In computational fluid dynamics (CFD), ground effect can be simulated by flying two airplanes / wings in mirror formation (the lower one inverted).
That mirrored wing is only a mathematical trick. By distorting the flowfield in an identical, albeit inverted, way, the effects of the lower wing cancel out those of the upper wing in the plane of symmetry, and vice versa. This way, the flowfield on both sides looks exactly like one where the plane of symmetry cannot be crossed by the flow, just as the ground cannot inhale or expel air.
Now, with the more precise description: Yes, there is also a ground effect for the plane flying below a hypothetical ceiling. Of course, it would help if the vertical tail would not stick up, for minimum distance and maximum effect. Just as the ground stops the downward movement of the wake, a ceiling will prevent air from filling the space left by the downward movement of the wake, so the wake will stick to the ceiling. Call it the ceiling effect, if you will. In both cases the induced drag drops and the center of pressure moves a bit backwards. I wager to predict that the drag reduction over distance relative to wing chord is the same as in "regular" ground effect.

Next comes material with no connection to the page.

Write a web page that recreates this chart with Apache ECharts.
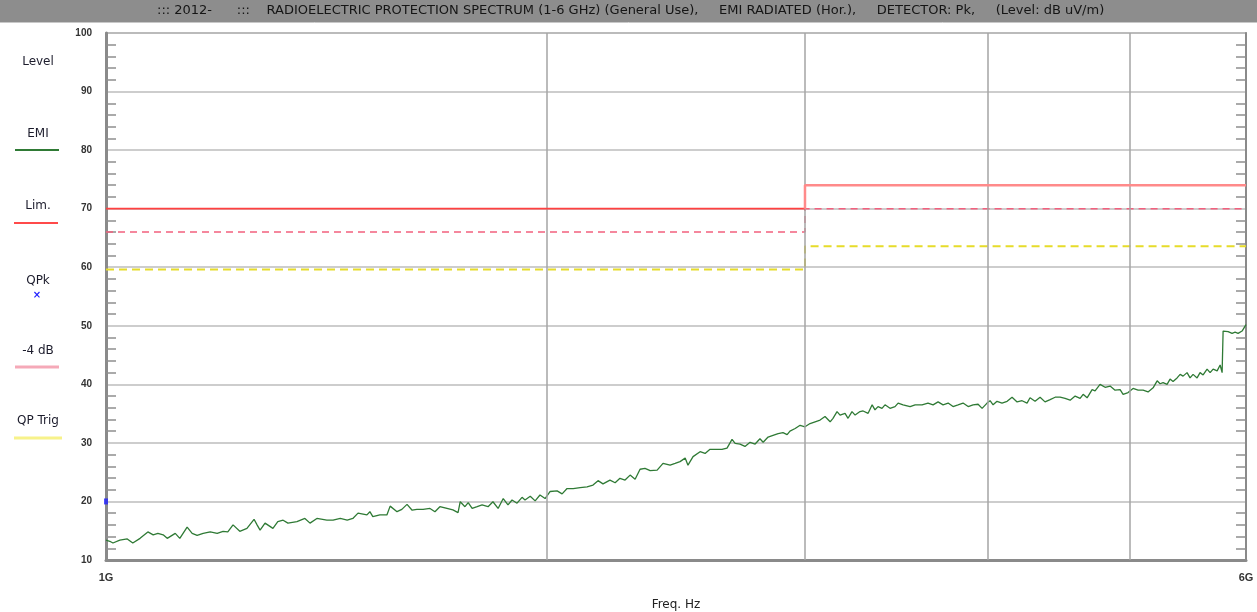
<!DOCTYPE html>
<html>
<head>
<meta charset="utf-8">
<script src="https://cdn.jsdelivr.net/npm/echarts/dist/echarts.min.js"></script>
<style>
  html, body { margin: 0; padding: 0; background: #ffffff; }
  #chart { width: 1257px; height: 612px; }
</style>
</head>
<body>
<div id="chart"></div>
<script>
// EMI sweep: frequency (MHz) and measured peak level (dB uV/m)
const freqMHz = [
  1000,1006,1011,1022,1034,1043,1055,1068,1077,1085,1094,1101,1115,1123,1136,1145,1154,1165,1178,1191,
  1202,1211,1221,1234,1248,1262,1268,1274,1284,1300,1310,1321,1331,1350,1367,1378,1393,1415,1429,1445,
  1461,1474,1486,1507,1514,1521,1538,1555,1563,1580,1592,1605,1618,1630,
  1646,1664,1677,1690,1709,1725,1739,1745,1758,1767,1778,1792,1806,1823,1837,1852,1867,1881,1893,1908,
  1923,1932,1948,1963,1978,1994,2010,2032,2048,2064,2084,2107,2130,2150,2167,2184,2208,2226,2243,2261,
  2279,2297,2315,2333,2352,2378,2400,2427,2446,2465,2485,2496,2516,2544,2564,2584,2605,2633,2654,2675,
  2688,2709,
  2730,2752,2774,2795,2809,2831,2853,2876,2898,2917,2930,2954,2977,3000,3024,3048,3072,3096,3121,3135,
  3155,3170,3195,3210,3230,3246,3271,3287,3313,3334,3349,3365,3386,3402,3429,3456,3473,3500,3539,3567,
  3606,3640,3669,3698,3727,3757,3786,3816,3846,3877,3907,3938,3963,3994,4013,4032,4057,4089,4122,4154,
  4187,4220,4253,4273,4307,4341,4375,4410,4445,4480,
  4515,4551,4587,4623,4645,4674,4711,4733,4770,4808,4846,4884,4923,4946,4985,5024,5064,5104,5144,5185,
  5218,5242,5267,5300,5325,5350,5384,5410,5435,5469,5495,5521,5556,5582,5609,5644,5671,5698,5734,5761,
  5779,5788,5806,5834,5870,5898,5926,5963,6000
];
const emiLevel = [
  13.4,13.2,12.9,13.4,13.6,12.9,13.7,14.8,14.3,14.55,14.3,13.7,14.55,13.7,15.6,14.55,14.2,14.55,14.8,14.55,
  14.9,14.8,16.0,14.9,15.4,16.95,16.0,15.1,16.3,15.4,16.55,16.8,16.3,16.55,17.1,16.3,17.1,16.8,16.8,17.1,
  16.8,17.1,18.0,17.7,18.25,17.4,17.7,17.7,19.2,18.25,18.65,19.5,18.5,18.65,
  18.65,18.8,18.25,19.1,18.8,18.55,18.1,19.95,19.1,19.8,18.8,19.1,19.4,19.1,19.95,18.8,20.5,19.4,20.25,19.7,
  20.7,20.25,20.9,20.1,21.1,20.5,21.7,21.8,21.3,22.2,22.2,22.35,22.5,22.8,23.55,23.0,23.65,23.2,23.95,23.65,
  24.5,23.8,25.5,25.65,25.25,25.35,26.5,26.2,26.5,26.8,27.4,26.2,27.65,28.5,28.2,28.9,28.9,28.9,29.1,30.6,
  29.9,29.8,
  29.4,30.1,29.8,30.7,30.1,31.0,31.3,31.6,31.75,31.4,32.0,32.45,33.0,32.75,33.3,33.6,33.9,34.5,33.6,34.2,
  35.35,34.75,35.05,34.2,35.35,34.75,35.35,35.45,35.05,36.5,35.65,36.2,35.9,36.5,35.9,36.2,36.8,36.5,36.2,36.5,
  36.5,36.8,36.5,37.0,36.5,36.8,36.2,36.5,36.8,36.2,36.5,36.6,35.9,36.8,37.2,36.5,37.1,36.8,37.1,37.8,
  37.0,37.2,36.8,37.7,37.1,37.8,37.0,37.4,37.8,37.8,
  37.6,37.3,38.0,37.6,38.3,37.7,39.1,38.9,40.0,39.5,39.7,39.0,39.1,38.3,38.6,39.3,39.0,39.0,38.7,39.4,
  40.6,40.1,40.3,40.0,40.9,40.5,41.1,41.7,41.4,42.0,41.1,41.7,41.1,42.0,41.6,42.6,42.0,42.6,42.3,43.3,
  42.0,49.1,49.1,49.0,48.7,48.9,48.7,49.1,50.2
];

// Limit bands (MHz edges) and per-band levels
const bandEdgesMHz = [1000, 3000, 6000];
const limitLevel   = [70, 74];
const minus4Level  = [66, 70];
const qpTrigLevel  = [59.6, 63.6];

// Quasi-peak result
const qpkFreqMHz = [1000];
const qpkLevel   = [20];

// Axis ticks
const xGridMHz   = [2000, 3000, 4000, 5000];
const xLabelMHz  = [1000, 6000];
const xLabelText = ['1G', '6G'];
const yMin = 10, yMax = 100, yStep = 10;

const FONT = '"DejaVu Sans", Verdana, sans-serif';
const NUM_FONT = '"Liberation Sans", Arial, sans-serif';

function bandSteps(levels) {
  const pts = [];
  for (let i = 0; i < levels.length; i++) {
    pts.push([bandEdgesMHz[i], levels[i]]);
    pts.push([bandEdgesMHz[i + 1], levels[i]]);
  }
  return pts;
}

const emiData = freqMHz.map((f, i) => [f, emiLevel[i]]);
const qpkData = qpkFreqMHz.map((f, i) => [f, qpkLevel[i]]);
const limLow  = [[bandEdgesMHz[0], limitLevel[0]], [bandEdgesMHz[1], limitLevel[0]]];
const limHigh = [[bandEdgesMHz[1], limitLevel[0]], [bandEdgesMHz[1], limitLevel[1]], [bandEdgesMHz[2], limitLevel[1]]];

const chart = echarts.init(document.getElementById('chart'), null, { renderer: 'canvas' });

// Left-hand key: caption above a short sample stroke
const keyItems = [
  { text: 'Level',   y: 62 },
  { text: 'EMI',     y: 134, line: { y: 150, x1: 15, x2: 59, color: '#2f7a35', width: 2 } },
  { text: 'Lim.',    y: 206, line: { y: 223, x1: 14, x2: 58, color: '#ff4a4a', width: 2 } },
  { text: 'QPk',     y: 281, mark: { x: 37, y: 295 } },
  { text: '-4 dB',   y: 351, line: { y: 367, x1: 15, x2: 59, color: '#f5a9b8', width: 3 } },
  { text: 'QP Trig', y: 421, line: { y: 438, x1: 14, x2: 62, color: '#f7f28a', width: 3 } }
];
const keyGraphics = [];
keyItems.forEach(k => {
  keyGraphics.push({
    type: 'text', x: 38, y: k.y,
    style: { text: k.text, fill: '#1c1c2c', font: '12px ' + FONT, textAlign: 'center', textVerticalAlign: 'middle' }
  });
  if (k.line) {
    keyGraphics.push({
      type: 'line',
      shape: { x1: k.line.x1, y1: k.line.y, x2: k.line.x2, y2: k.line.y },
      style: { stroke: k.line.color, lineWidth: k.line.width }
    });
  }
  if (k.mark) {
    keyGraphics.push({
      type: 'text', x: k.mark.x, y: k.mark.y,
      style: { text: '×', fill: '#2222ff', font: 'bold 10px ' + FONT, textAlign: 'center', textVerticalAlign: 'middle' }
    });
  }
});

const option = {
  animation: false,
  backgroundColor: '#ffffff',
  title: {
    text: '::: 2012-      :::    RADIOELECTRIC PROTECTION SPECTRUM (1-6 GHz) (General Use),     EMI RADIATED (Hor.),     DETECTOR: Pk,     (Level: dB uV/m)',
    left: 157, top: 4, padding: 0,
    textStyle: { fontFamily: FONT, fontSize: 13, fontWeight: 'normal', color: '#151515' }
  },
  graphic: [
    { type: 'rect', z: -10, shape: { x: 0, y: 0, width: 1257, height: 22 }, style: { fill: '#8d8d8d' } },
    { type: 'line', z: -10, shape: { x1: 0, y1: 22.5, x2: 1257, y2: 22.5 }, style: { stroke: '#c8c8c8', lineWidth: 1 } }
  ].concat(keyGraphics),
  grid: {
    left: 106, right: 11, top: 33, bottom: 52,
    outerBoundsMode: 'none',
    show: true, borderColor: '#a0a0a0', borderWidth: 1.5, backgroundColor: '#ffffff'
  },
  xAxis: {
    type: 'log', logBase: 10, min: 1000, max: 6000,
    name: 'Freq. Hz', nameLocation: 'middle', nameGap: 39,
    nameTextStyle: { fontFamily: FONT, fontSize: 12, color: '#222' },
    axisLine: { show: true, lineStyle: { color: '#8a8a8a', width: 3 } },
    axisTick: { show: false },
    axisLabel: {
      customValues: xLabelMHz,
      formatter: v => xLabelText[xLabelMHz.indexOf(Math.round(v))] || '',
      fontFamily: NUM_FONT, fontSize: 11, fontWeight: 'bold', color: '#333', margin: 12
    },
    splitLine: { show: false },
    minorSplitLine: { show: false }
  },
  yAxis: [
    {
      type: 'value', min: yMin, max: yMax, interval: yStep,
      axisLine: { show: true, lineStyle: { color: '#8a8a8a', width: 3 } },
      axisTick: { show: false, inside: true },
      minorTick: { show: true, splitNumber: 5, length: 10, lineStyle: { color: '#8f8f8f', width: 1.5 } },
      axisLabel: { fontFamily: NUM_FONT, fontSize: 10, fontWeight: 'bold', color: '#333', margin: 14 },
      splitLine: { show: true, lineStyle: { color: '#bdbdbd', width: 1.5 } }
    },
    {
      type: 'value', min: yMin, max: yMax, interval: yStep, position: 'right',
      axisLine: { show: true, lineStyle: { color: '#8a8a8a', width: 2 } },
      axisTick: { show: false, inside: true },
      minorTick: { show: true, splitNumber: 5, length: 10, lineStyle: { color: '#8f8f8f', width: 1.5 } },
      axisLabel: { show: false },
      splitLine: { show: false }
    }
  ],
  series: [
    {
      // vertical frequency grid at 2, 3, 4, 5 GHz
      name: 'freqGrid', type: 'line', data: [], z: 1, silent: true,
      markLine: {
        silent: true, symbol: 'none', label: { show: false },
        lineStyle: { color: '#a4a4a4', width: 1.5, type: 'solid' },
        data: xGridMHz.map(f => ({ xAxis: f }))
      }
    },
    {
      name: 'EMI', type: 'line', data: emiData, z: 3,
      showSymbol: false, symbol: 'none',
      lineStyle: { color: '#2f7a35', width: 1.3 }
    },
    {
      name: 'QP Trig', type: 'line', data: bandSteps(qpTrigLevel), z: 4,
      symbol: 'none',
      lineStyle: { color: '#e6dc2a', width: 2, type: [8, 5] }
    },
    {
      name: '-4 dB', type: 'line', data: bandSteps(minus4Level), z: 4,
      symbol: 'none',
      lineStyle: { color: '#f2607e', width: 1.5, type: [7, 5] }
    },
    {
      name: 'Lim.', type: 'line', data: limLow, z: 5,
      symbol: 'none',
      lineStyle: { color: '#ff4040', width: 1.6 }
    },
    {
      name: 'Lim. high band', type: 'line', data: limHigh, z: 5,
      symbol: 'none',
      lineStyle: { color: '#ff8a8a', width: 2.5 }
    },
    {
      name: 'QPk', type: 'scatter', data: qpkData, z: 6,
      symbol: 'rect', symbolSize: [4, 6], clip: false,
      itemStyle: { color: '#2222ff' }
    }
  ]
};

chart.setOption(option);
</script>
</body>
</html>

Proof: Fly a model helicopter indoors and get it up to the ceiling. You will notice that it will get stuck there and needs much less power to stay airborne. The rotor blades are like wings, and due to the rotor position on top of the craft, the ground effect is very noticeable. In order to get the helicopter unstuck you must reduce power a lot, such that the helicopter will drop like a stone.
In CFD, this can readily be proven by using the trick described above, only now with both wings / airplanes flying inverted to their original orientation for the ground effect calculation.